- DIRECTIONS FOR THIS TASK: Your job is to retype all of the data word for word, leaving every image out.

******************************

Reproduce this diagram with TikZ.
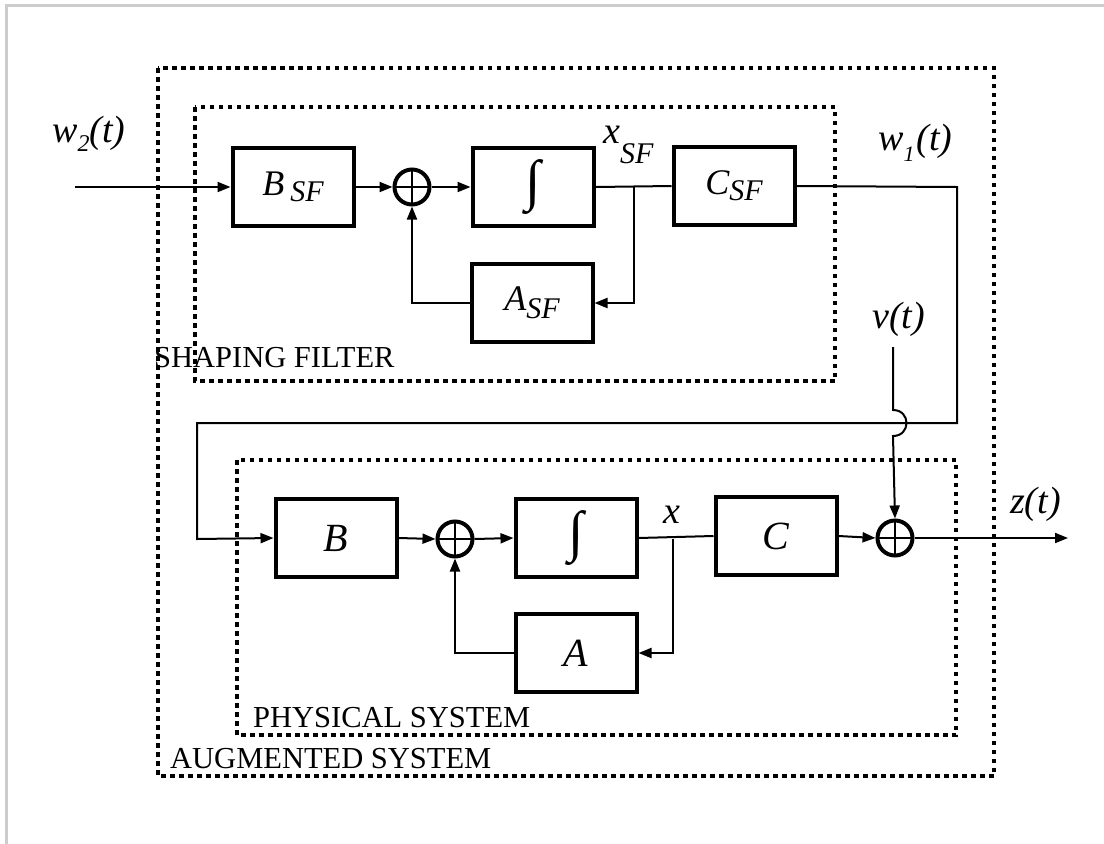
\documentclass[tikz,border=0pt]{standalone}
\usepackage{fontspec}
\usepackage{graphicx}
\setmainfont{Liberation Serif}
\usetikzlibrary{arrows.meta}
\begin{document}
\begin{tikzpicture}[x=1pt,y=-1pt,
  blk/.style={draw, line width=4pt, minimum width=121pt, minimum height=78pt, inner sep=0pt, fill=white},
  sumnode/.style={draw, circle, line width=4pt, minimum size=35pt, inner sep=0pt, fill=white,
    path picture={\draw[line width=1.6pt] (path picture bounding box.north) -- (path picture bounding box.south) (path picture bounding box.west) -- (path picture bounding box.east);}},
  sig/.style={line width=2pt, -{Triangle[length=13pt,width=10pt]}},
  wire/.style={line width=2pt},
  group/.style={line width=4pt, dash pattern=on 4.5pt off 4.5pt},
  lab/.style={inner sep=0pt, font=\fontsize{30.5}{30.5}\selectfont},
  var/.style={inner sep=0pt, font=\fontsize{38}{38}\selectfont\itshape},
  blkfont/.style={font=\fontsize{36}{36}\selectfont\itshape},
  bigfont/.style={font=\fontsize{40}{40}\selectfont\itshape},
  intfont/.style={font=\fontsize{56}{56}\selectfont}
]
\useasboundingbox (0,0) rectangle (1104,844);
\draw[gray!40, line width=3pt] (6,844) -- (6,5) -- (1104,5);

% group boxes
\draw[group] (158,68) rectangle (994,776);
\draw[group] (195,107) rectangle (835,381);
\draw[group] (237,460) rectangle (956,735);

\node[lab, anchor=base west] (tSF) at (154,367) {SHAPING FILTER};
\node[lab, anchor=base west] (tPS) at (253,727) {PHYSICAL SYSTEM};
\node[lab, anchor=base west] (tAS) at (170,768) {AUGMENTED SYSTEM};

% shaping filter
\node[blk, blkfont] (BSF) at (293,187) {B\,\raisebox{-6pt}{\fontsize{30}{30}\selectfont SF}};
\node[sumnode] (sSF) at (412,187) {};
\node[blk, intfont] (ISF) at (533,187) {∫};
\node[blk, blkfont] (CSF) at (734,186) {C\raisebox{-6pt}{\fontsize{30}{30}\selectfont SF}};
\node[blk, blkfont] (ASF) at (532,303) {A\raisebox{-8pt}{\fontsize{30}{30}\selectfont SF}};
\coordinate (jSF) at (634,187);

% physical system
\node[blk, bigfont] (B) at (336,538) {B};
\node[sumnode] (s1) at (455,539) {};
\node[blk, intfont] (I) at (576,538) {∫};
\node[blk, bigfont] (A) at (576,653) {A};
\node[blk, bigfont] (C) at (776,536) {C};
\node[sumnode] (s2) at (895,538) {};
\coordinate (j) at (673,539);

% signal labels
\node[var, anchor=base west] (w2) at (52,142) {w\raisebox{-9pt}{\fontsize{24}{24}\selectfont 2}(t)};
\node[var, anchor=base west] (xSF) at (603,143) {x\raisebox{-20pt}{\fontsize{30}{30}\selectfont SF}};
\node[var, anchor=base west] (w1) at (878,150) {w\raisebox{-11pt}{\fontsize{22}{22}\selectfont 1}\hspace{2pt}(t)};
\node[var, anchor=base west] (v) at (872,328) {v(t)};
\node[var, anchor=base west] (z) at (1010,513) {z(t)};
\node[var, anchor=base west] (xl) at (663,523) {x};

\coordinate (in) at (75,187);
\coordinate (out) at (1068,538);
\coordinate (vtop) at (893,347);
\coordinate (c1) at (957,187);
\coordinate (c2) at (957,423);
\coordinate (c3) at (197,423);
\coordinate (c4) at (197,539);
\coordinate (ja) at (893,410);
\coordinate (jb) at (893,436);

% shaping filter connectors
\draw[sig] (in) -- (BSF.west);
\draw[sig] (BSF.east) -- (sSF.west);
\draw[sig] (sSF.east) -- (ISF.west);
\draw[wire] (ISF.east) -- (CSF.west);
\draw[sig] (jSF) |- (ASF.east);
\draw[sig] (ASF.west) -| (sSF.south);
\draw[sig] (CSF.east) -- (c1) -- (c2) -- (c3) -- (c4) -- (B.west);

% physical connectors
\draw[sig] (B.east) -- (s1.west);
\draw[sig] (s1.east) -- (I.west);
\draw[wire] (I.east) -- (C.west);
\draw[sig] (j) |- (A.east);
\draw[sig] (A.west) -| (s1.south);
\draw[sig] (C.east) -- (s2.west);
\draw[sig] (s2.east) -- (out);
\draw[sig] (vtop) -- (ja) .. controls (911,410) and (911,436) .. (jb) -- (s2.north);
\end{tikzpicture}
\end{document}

******************************

- RESPONSE FOR THIS EXERCISE:
Reproduce this diagram with TikZ.
\documentclass[tikz,border=0pt]{standalone}
\usepackage{fontspec}
\usepackage{graphicx}
\setmainfont{Liberation Serif}
\usetikzlibrary{arrows.meta}
\begin{document}
\begin{tikzpicture}[x=1pt,y=-1pt,
  blk/.style={draw, line width=4pt, minimum width=121pt, minimum height=78pt, inner sep=0pt, fill=white},
  sumnode/.style={draw, circle, line width=4pt, minimum size=35pt, inner sep=0pt, fill=white,
    path picture={\draw[line width=1.6pt] (path picture bounding box.north) -- (path picture bounding box.south) (path picture bounding box.west) -- (path picture bounding box.east);}},
  sig/.style={line width=2pt, -{Triangle[length=13pt,width=10pt]}},
  wire/.style={line width=2pt},
  group/.style={line width=4pt, dash pattern=on 4.5pt off 4.5pt},
  lab/.style={inner sep=0pt, font=\fontsize{30.5}{30.5}\selectfont},
  var/.style={inner sep=0pt, font=\fontsize{38}{38}\selectfont\itshape},
  blkfont/.style={font=\fontsize{36}{36}\selectfont\itshape},
  bigfont/.style={font=\fontsize{40}{40}\selectfont\itshape},
  intfont/.style={font=\fontsize{56}{56}\selectfont}
]
\useasboundingbox (0,0) rectangle (1104,844);
\draw[gray!40, line width=3pt] (6,844) -- (6,5) -- (1104,5);

% group boxes
\draw[group] (158,68) rectangle (994,776);
\draw[group] (195,107) rectangle (835,381);
\draw[group] (237,460) rectangle (956,735);

\node[lab, anchor=base west] (tSF) at (154,367) {SHAPING FILTER};
\node[lab, anchor=base west] (tPS) at (253,727) {PHYSICAL SYSTEM};
\node[lab, anchor=base west] (tAS) at (170,768) {AUGMENTED SYSTEM};

% shaping filter
\node[blk, blkfont] (BSF) at (293,187) {B\,\raisebox{-6pt}{\fontsize{30}{30}\selectfont SF}};
\node[sumnode] (sSF) at (412,187) {};
\node[blk, intfont] (ISF) at (533,187) {∫};
\node[blk, blkfont] (CSF) at (734,186) {C\raisebox{-6pt}{\fontsize{30}{30}\selectfont SF}};
\node[blk, blkfont] (ASF) at (532,303) {A\raisebox{-8pt}{\fontsize{30}{30}\selectfont SF}};
\coordinate (jSF) at (634,187);

% physical system
\node[blk, bigfont] (B) at (336,538) {B};
\node[sumnode] (s1) at (455,539) {};
\node[blk, intfont] (I) at (576,538) {∫};
\node[blk, bigfont] (A) at (576,653) {A};
\node[blk, bigfont] (C) at (776,536) {C};
\node[sumnode] (s2) at (895,538) {};
\coordinate (j) at (673,539);

% signal labels
\node[var, anchor=base west] (w2) at (52,142) {w\raisebox{-9pt}{\fontsize{24}{24}\selectfont 2}(t)};
\node[var, anchor=base west] (xSF) at (603,143) {x\raisebox{-20pt}{\fontsize{30}{30}\selectfont SF}};
\node[var, anchor=base west] (w1) at (878,150) {w\raisebox{-11pt}{\fontsize{22}{22}\selectfont 1}\hspace{2pt}(t)};
\node[var, anchor=base west] (v) at (872,328) {v(t)};
\node[var, anchor=base west] (z) at (1010,513) {z(t)};
\node[var, anchor=base west] (xl) at (663,523) {x};

\coordinate (in) at (75,187);
\coordinate (out) at (1068,538);
\coordinate (vtop) at (893,347);
\coordinate (c1) at (957,187);
\coordinate (c2) at (957,423);
\coordinate (c3) at (197,423);
\coordinate (c4) at (197,539);
\coordinate (ja) at (893,410);
\coordinate (jb) at (893,436);

% shaping filter connectors
\draw[sig] (in) -- (BSF.west);
\draw[sig] (BSF.east) -- (sSF.west);
\draw[sig] (sSF.east) -- (ISF.west);
\draw[wire] (ISF.east) -- (CSF.west);
\draw[sig] (jSF) |- (ASF.east);
\draw[sig] (ASF.west) -| (sSF.south);
\draw[sig] (CSF.east) -- (c1) -- (c2) -- (c3) -- (c4) -- (B.west);

% physical connectors
\draw[sig] (B.east) -- (s1.west);
\draw[sig] (s1.east) -- (I.west);
\draw[wire] (I.east) -- (C.west);
\draw[sig] (j) |- (A.east);
\draw[sig] (A.west) -| (s1.south);
\draw[sig] (C.east) -- (s2.west);
\draw[sig] (s2.east) -- (out);
\draw[sig] (vtop) -- (ja) .. controls (911,410) and (911,436) .. (jb) -- (s2.north);
\end{tikzpicture}
\end{document}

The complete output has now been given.